2. Understand Your Organization’s Risk Appetite & Risk Tolerance. Typically for each risk category, key performance indicators (KPIs) and key risk indicators (KRIs) are outlined along with a risk target. On a periodic basis (typically quarterly), each business unit provides metrics for each risk category and through analysis, the organization is able to assess if the organization's operations are aligned to their risk appetite and tolerance thresholds, as well as analyze inherent and residual risks that impact the organization. Any outliers are typically discussed and managed (either via remediation plans, risk acceptances, and/or via other avenues).

3. Understand How TPRM Risk Appetite & Risk Tolerance align to ERM. Similarly, a TPRM Program will typically base their risk appetite and tolerance metrics on those of the ERM program. This ensures all departments are speaking the same language with regards to risk and very high-risk issues are escalated to the appropriate stakeholders. This also ensures TPRM activities are and remain risk based.

To ensure your TPRM program is aligned with your ERM program, TPRM leaders should ensure:

a. The overall TPRM program considers the full threat landscape that each outsourced relationship faces. Different third parties pose different threats that typically roll up under one of the ERM umbrella risk categories.

b. Risk appetite & tolerance are known, understood, and reviewed on a regular basis. Risk appetite and tolerance may be influenced by legal, regulatory requirements, industry, corporate expectations, geography, and technology.

c. The total risk associated with an outsourced party is considered as a third party may provide your organization with several products and/or services.

4. Establish TPRM Risk Metrics for managing and monitoring outsourced relationship to ensure risks are mitigated in a timely manner. Some more common metrics linked to TPRM Program can include, but not be limited to:

  • Third parties in total, by risk tier, by classification, by geographic region/location, and by risk category.

  • Third parties by division, department/business unit, and TPRM member

  • Assessments past their due date

  • Risk acceptances and or escalations

  • Active continuous monitoring alerts

  • Service level agreements not being met

  • Service level agreements which do not meet corporate thresholds (e.g. RTO/RPO timelines, incident or event notification timeline requirements that do not meet corporate, legal or regulatory expectations)

  • Contracts signed prior to TPRM completion (e.g. due diligence)

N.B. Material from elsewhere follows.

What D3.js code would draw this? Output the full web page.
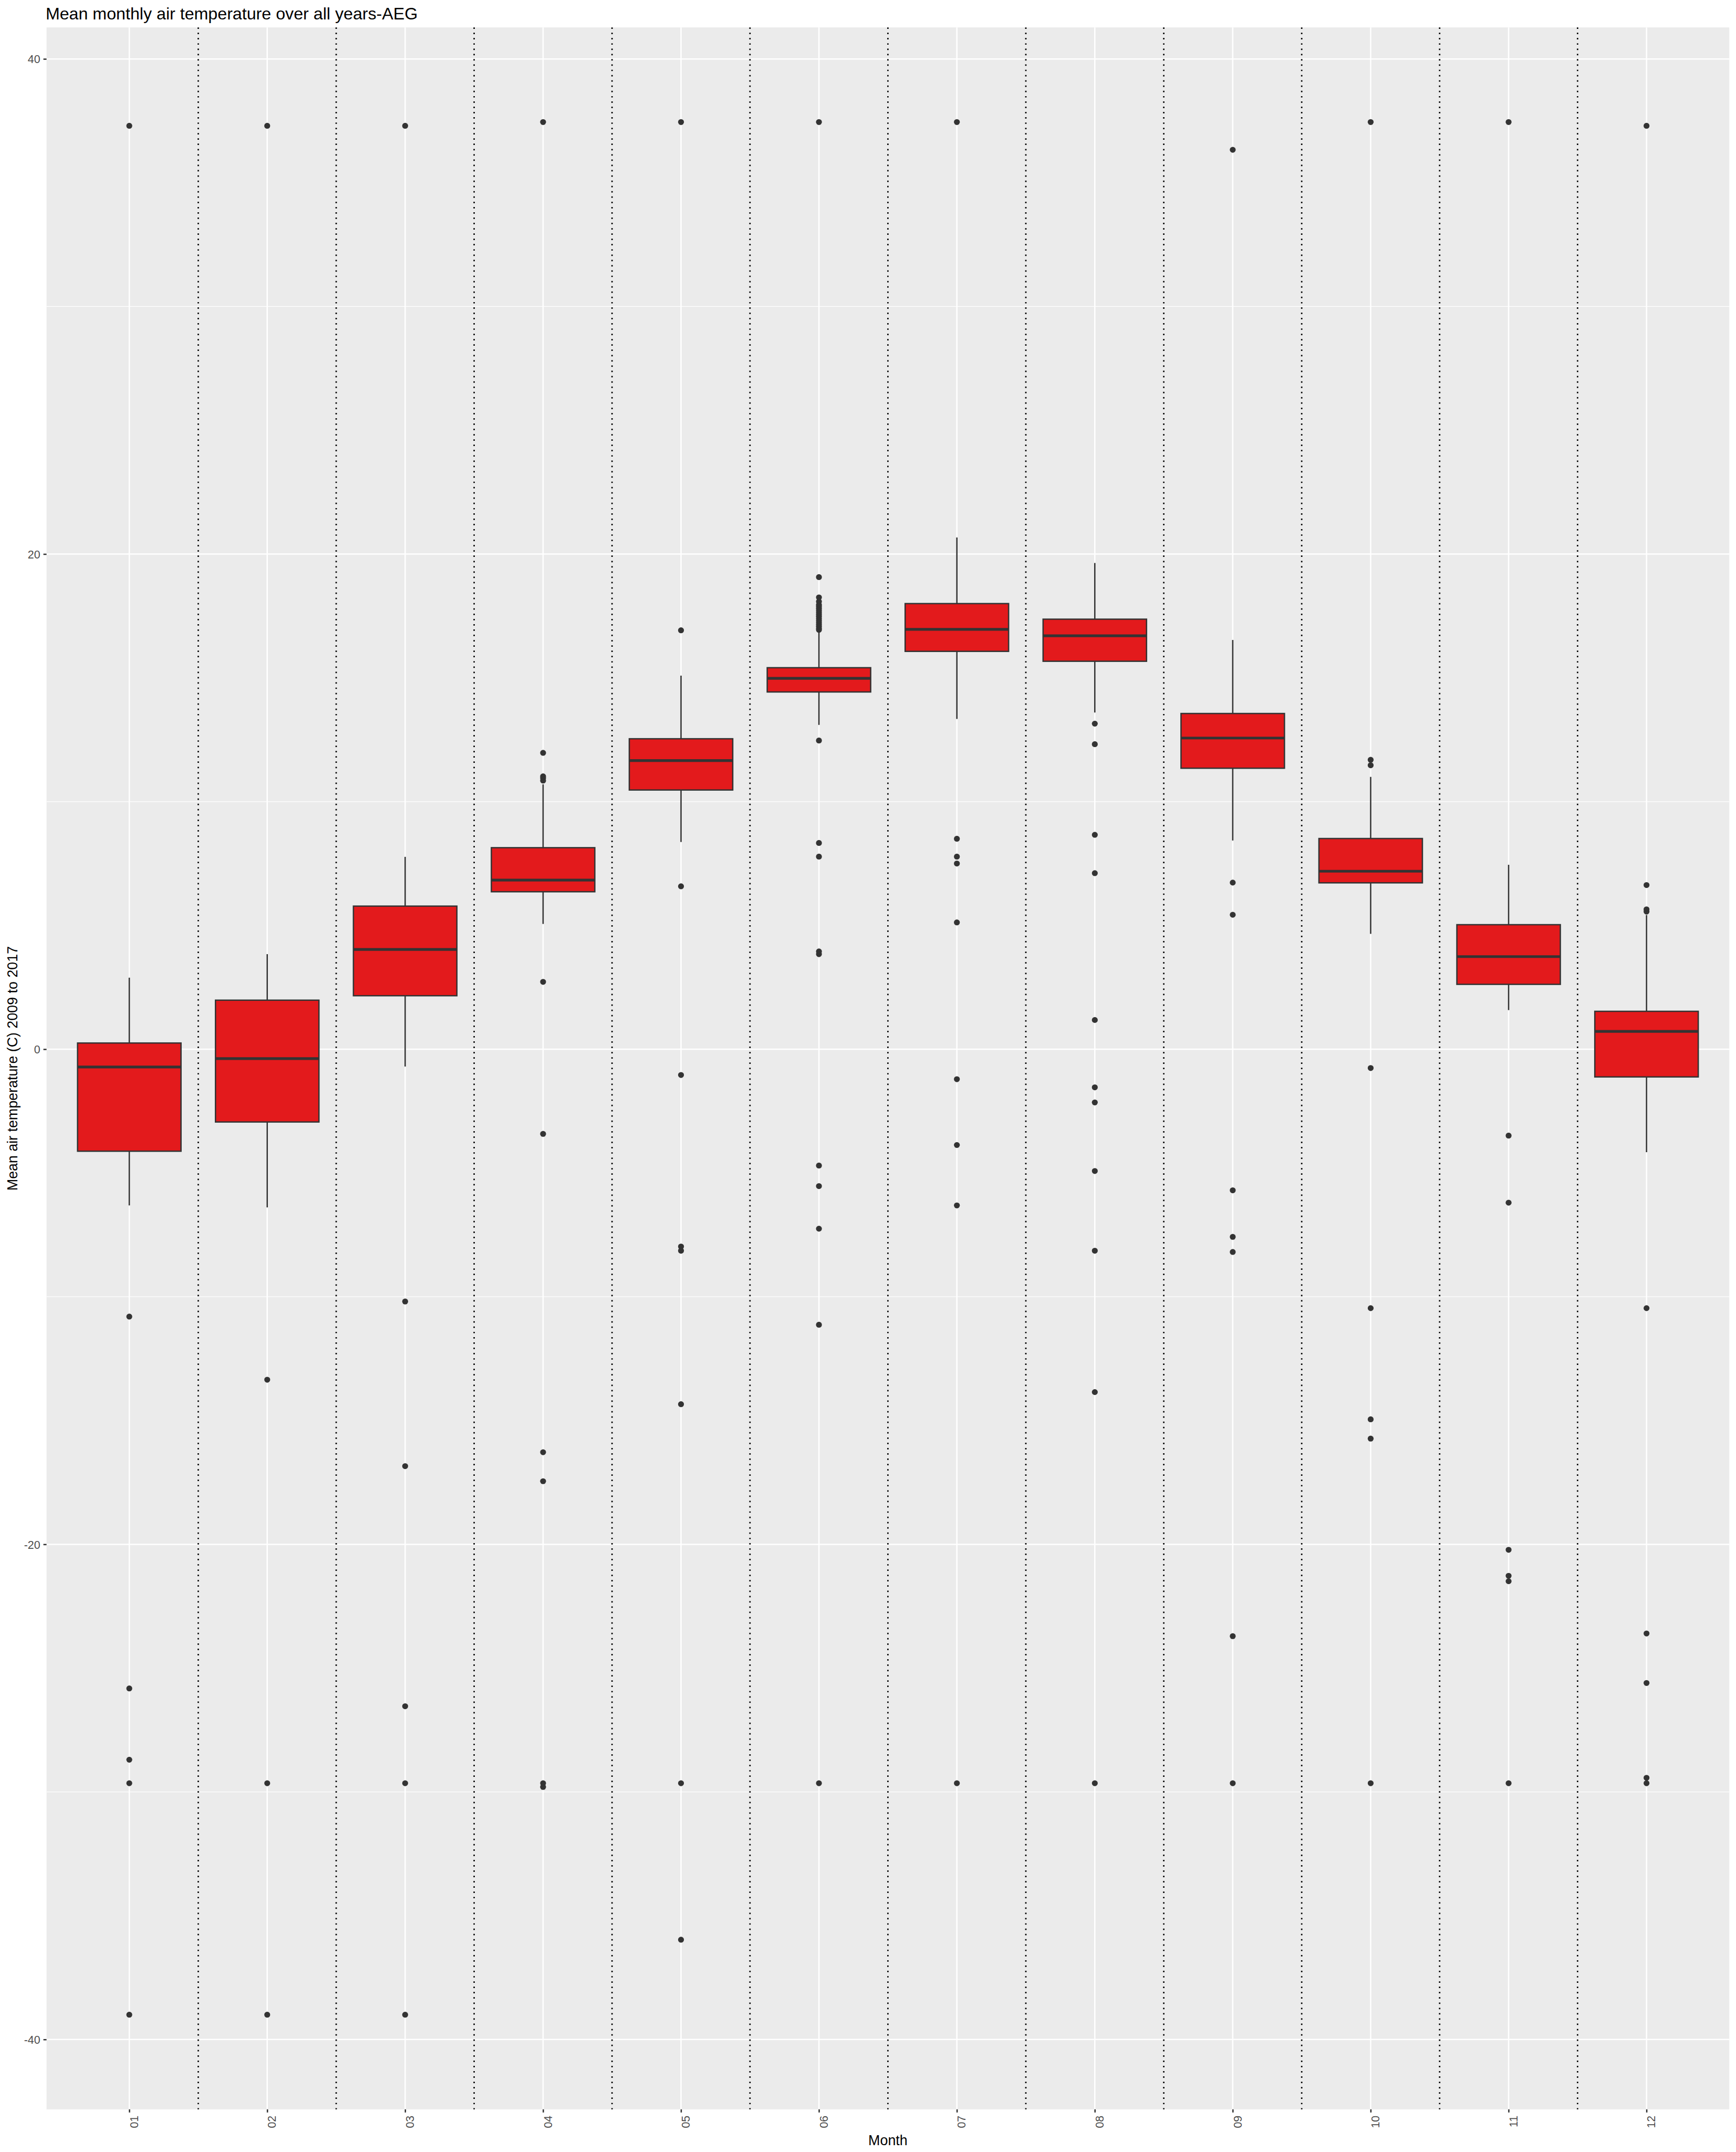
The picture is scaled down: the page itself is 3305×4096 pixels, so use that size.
<!DOCTYPE html>
<html>
<head>
<meta charset="utf-8">
<script src="https://cdn.jsdelivr.net/npm/d3@7"></script>
<style>
  html, body { margin: 0; padding: 0; background: #ffffff; }
  svg { display: block; }
  text { font-family: "Liberation Sans", Arial, Helvetica, sans-serif; }
</style>
</head>
<body>
<svg id="chart"></svg>
<script>
// ---------------- data ----------------
const months = ["01","02","03","04","05","06","07","08","09","10","11","12"];
const whiskerLow  = [-6.31, -6.39, -0.70, 5.06,  8.37, 13.10, 13.34, 13.60,  8.43, 4.66, 1.58, -4.16];
const q1          = [-4.12, -2.94,  2.16, 6.36, 10.47, 14.43, 16.07, 15.67, 11.35, 6.72, 2.62, -1.12];
const medians     = [-0.72, -0.38,  4.03, 6.83, 11.66, 14.98, 16.96, 16.70, 12.57, 7.19, 3.74,  0.72];
const q3          = [ 0.25,  1.98,  5.78, 8.14, 12.54, 15.41, 18.00, 17.37, 13.56, 8.51, 5.03,  1.53];
const whiskerHigh = [ 2.89,  3.84,  7.77, 10.70, 15.09, 16.88, 20.67, 19.64, 16.53, 11.00, 7.45, 5.42];
const outliers = [
  [37.30, -10.80, -25.82, -28.70, -29.65, -39.00],
  [37.30, -13.35, -29.65, -39.00],
  [37.30, -10.19, -16.84, -26.54, -29.65, -39.00],
  [37.45, 11.97, 11.02, 10.95, 10.85, 2.72, -3.42, -16.28, -17.45, -29.65, -29.80],
  [37.45, 16.92, 6.58, -1.04, -7.97, -8.14, -14.34, -29.65, -35.97],
  [37.45, 19.07, 18.25, 18.08, 17.95, 17.88, 17.80, 17.72, 17.64, 17.56, 17.48, 17.40, 17.32, 17.24, 17.16, 17.08, 17.00, 16.94,
   12.47, 8.33, 7.78, 3.95, 3.84, -4.70, -5.53, -7.25, -11.13, -29.65],
  [37.45, 8.50, 7.78, 7.50, 5.12, -1.21, -3.87, -6.31, -29.65],
  [13.15, 12.32, 8.66, 7.11, 1.18, -1.54, -2.15, -4.92, -8.14, -13.85, -29.65],
  [36.33, 6.73, 5.43, -5.70, -7.58, -8.19, -23.71, -29.65],
  [37.45, 11.69, 11.47, -0.76, -10.46, -14.95, -15.73, -29.65],
  [37.45, -3.49, -6.20, -20.22, -21.27, -21.49, -29.65],
  [37.30, 6.63, 5.65, 5.56, -10.46, -23.60, -25.60, -29.43, -29.65]
];
const yMajorTicks = [-40, -20, 0, 20, 40];
const yMinorTicks = [-30, -10, 10, 30];
const titleText = "Mean monthly air temperature over all years-AEG";
const xTitle = "Month";
const yTitle = "Mean air temperature (C) 2009 to 2017";

// ---------------- layout (reference pixel space, scaled by viewBox) ----------------
const W = 3880, H = 4808;
const panel = { left: 104, right: 3865, top: 61, bottom: 4713 };

const svg = d3.select("#chart")
  .attr("width", 3305).attr("height", 4096)
  .attr("viewBox", `0 0 ${W} ${H}`);

svg.append("rect").attr("width", W).attr("height", H).attr("fill", "#ffffff");

// scales
const allVals = outliers.flat().concat(whiskerLow, whiskerHigh);
const dMin = d3.min(allVals), dMax = d3.max(allVals);
const pad = (dMax - dMin) * 0.05;
const y = d3.scaleLinear().domain([dMin - pad, dMax + pad]).range([panel.bottom, panel.top]);
const x = d3.scalePoint().domain(months).range([panel.left, panel.right]).padding(0.6);
const step = x.step();

// panel background
svg.append("rect")
  .attr("x", panel.left).attr("y", panel.top)
  .attr("width", panel.right - panel.left).attr("height", panel.bottom - panel.top)
  .attr("fill", "#EBEBEB");

const grid = svg.append("g");
grid.selectAll("line.minor").data(yMinorTicks).join("line")
  .attr("x1", panel.left).attr("x2", panel.right)
  .attr("y1", d => y(d)).attr("y2", d => y(d))
  .attr("stroke", "#ffffff").attr("stroke-width", 1.5);
grid.selectAll("line.majorY").data(yMajorTicks).join("line")
  .attr("x1", panel.left).attr("x2", panel.right)
  .attr("y1", d => y(d)).attr("y2", d => y(d))
  .attr("stroke", "#ffffff").attr("stroke-width", 3);
grid.selectAll("line.majorX").data(months).join("line")
  .attr("x1", d => x(d)).attr("x2", d => x(d))
  .attr("y1", panel.top).attr("y2", panel.bottom)
  .attr("stroke", "#ffffff").attr("stroke-width", 3);

// boxplots
const boxW = step * 0.75;
const boxes = svg.append("g").selectAll("g.box").data(months).join("g");
boxes.append("line")
  .attr("x1", d => x(d)).attr("x2", d => x(d))
  .attr("y1", (d,i) => y(q3[i])).attr("y2", (d,i) => y(whiskerHigh[i]))
  .attr("stroke", "#333333").attr("stroke-width", 3);
boxes.append("line")
  .attr("x1", d => x(d)).attr("x2", d => x(d))
  .attr("y1", (d,i) => y(q1[i])).attr("y2", (d,i) => y(whiskerLow[i]))
  .attr("stroke", "#333333").attr("stroke-width", 3);
boxes.append("rect")
  .attr("x", d => x(d) - boxW / 2).attr("width", boxW)
  .attr("y", (d,i) => y(q3[i])).attr("height", (d,i) => y(q1[i]) - y(q3[i]))
  .attr("fill", "#E31A1C").attr("stroke", "#333333").attr("stroke-width", 3);
boxes.append("line")
  .attr("x1", d => x(d) - boxW / 2).attr("x2", d => x(d) + boxW / 2)
  .attr("y1", (d,i) => y(medians[i])).attr("y2", (d,i) => y(medians[i]))
  .attr("stroke", "#333333").attr("stroke-width", 6);
boxes.each(function(d, i) {
  d3.select(this).selectAll("circle").data(outliers[i]).join("circle")
    .attr("cx", x(d)).attr("cy", v => y(v)).attr("r", 6.6)
    .attr("fill", "#333333");
});

// dotted separators between months
const seps = months.slice(0, -1).map(m => x(m) + step / 2);
svg.append("g").selectAll("line").data(seps).join("line")
  .attr("x1", d => d).attr("x2", d => d)
  .attr("y1", panel.top).attr("y2", panel.bottom)
  .attr("stroke", "#000000").attr("stroke-width", 3.2)
  .attr("stroke-dasharray", "3.2 8.6");

// axes
const yAxis = svg.append("g").attr("transform", `translate(${panel.left},0)`)
  .call(d3.axisLeft(y).tickValues(yMajorTicks).tickSize(7).tickPadding(7).tickFormat(d => String(d)));
yAxis.select(".domain").remove();
yAxis.selectAll(".tick line").attr("stroke", "#333333").attr("stroke-width", 3);
yAxis.selectAll(".tick text")
  .attr("fill", "#4D4D4D").attr("font-size", 25.2)
  .attr("font-family", "Liberation Sans, Arial, sans-serif")
  .attr("dy", "0.36em");

const xAxis = svg.append("g").attr("transform", `translate(0,${panel.bottom})`)
  .call(d3.axisBottom(x).tickSize(7));
xAxis.select(".domain").remove();
xAxis.selectAll(".tick line").attr("stroke", "#333333").attr("stroke-width", 3);
xAxis.selectAll(".tick text")
  .attr("fill", "#4D4D4D").attr("font-size", 25.2)
  .attr("font-family", "Liberation Sans, Arial, sans-serif")
  .attr("transform", "rotate(-90)")
  .attr("text-anchor", "end")
  .attr("x", -14).attr("y", 19).attr("dy", 0);

// titles
svg.append("text")
  .attr("x", 102).attr("y", 43)
  .attr("font-size", 37.8).attr("fill", "#000000")
  .text(titleText);

svg.append("text")
  .attr("x", (panel.left + panel.right) / 2).attr("y", 4793)
  .attr("text-anchor", "middle")
  .attr("font-size", 31.5).attr("fill", "#000000")
  .text(xTitle);

svg.append("text")
  .attr("transform", `translate(39,${(panel.top + panel.bottom) / 2}) rotate(-90)`)
  .attr("text-anchor", "middle")
  .attr("font-size", 31.5).attr("fill", "#000000")
  .text(yTitle);
</script>
</body>
</html>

  • Risk assessments incomplete or missing information

  • Third Parties that represent concentration risk to the organization

  • Emerging risks and/or threats

  • Regulatory matters

Whether an individual is reviewing risk appetite and tolerance from the bottom up (TPRM metrics to ERM risk appetite) or alternatively from the top down, the key take-away is that the two are aligned to ensure risk is treated similarly throughout the organization and high-risk items gain the visibility they deserve. If your organization does not have a documented risk appetite or tolerance levels, then review what types of risks your organization accepts (either through a risk acceptance process or by not addressing specific risks). This is the risk appetite your organization has indirectly implemented. Therefore, it is crucial for all TPRM members to understand how their role impacts this overall alignment with the organization's risk appetite.